Import restrictions favour largish businesses and their stakeholders (e.g. employees) at the expense of the broad public. Export restrictions do the opposite. So at least export restrictions are a more rational kind of populism.

Extracting the gas should not be taxed, of course. But the gas itself should be taxed. Or lets turn it topsy turvy: nationalize it and let the companies pay the government for the right to extract and sell it. Works well:

Can you imagine a restriction on the export of agricultural products? Agricultural products are subject to the impacts of various forms of subsidies.

Would cornflakes be cheaper?

What ethanol be cheaper?

Would more nations like Egypt the in uproar over the increasing costs of foodstuffs?

The argument for export controls on gas is that the US as a nation gains a greater competitive advantage - industrial and otherwise - from access to gas at half the price paid by others than it loses by foregoing exports of this single commodity.
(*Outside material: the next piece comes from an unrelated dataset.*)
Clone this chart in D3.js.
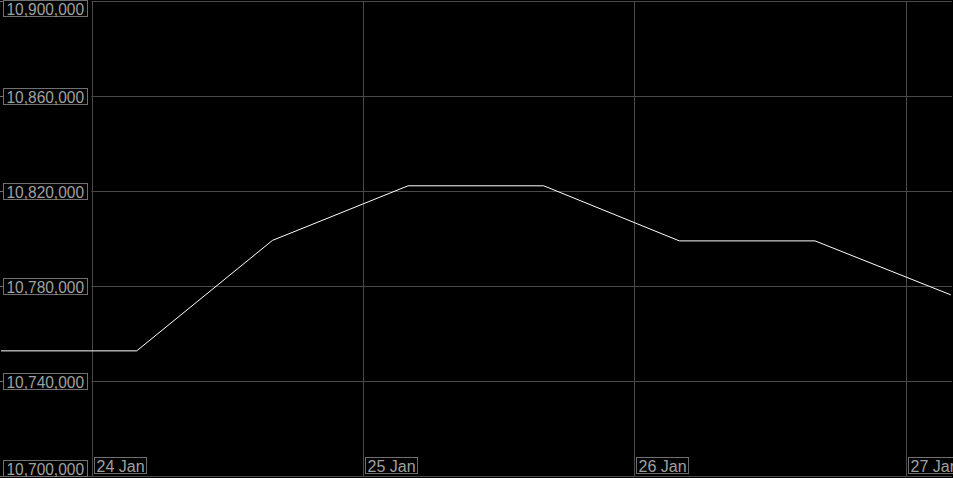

We lose that advantage if gas becomes priced globally like oil. What am I missing here?

A tax on mineral-land values would accelerate the extraction of natural resources, and an extraction royalty, at some point, would slow extraction. (Rich deposits would still be extracted as always, but marginal deposits would not, and exploration would be reduced.)

The western provinces of Canada do both. Corporations bid on the lease rights to mineral lands (mostly oil and gas lands). They also pay a royalty that is indexed to rise and fall with world prices. The lease rights are for ten years each.

The economics of this is well laid out in *Wealth of Nations*, book 1, chapter 11, "The Rent of Land." There is a section called "The Rent of Mines" which is a good starting point for analysis. Ricardo improved on Smith, but Smith had the basics down.

There's another author who similarly confused the value of fossil fuels in the ground with the value of the land.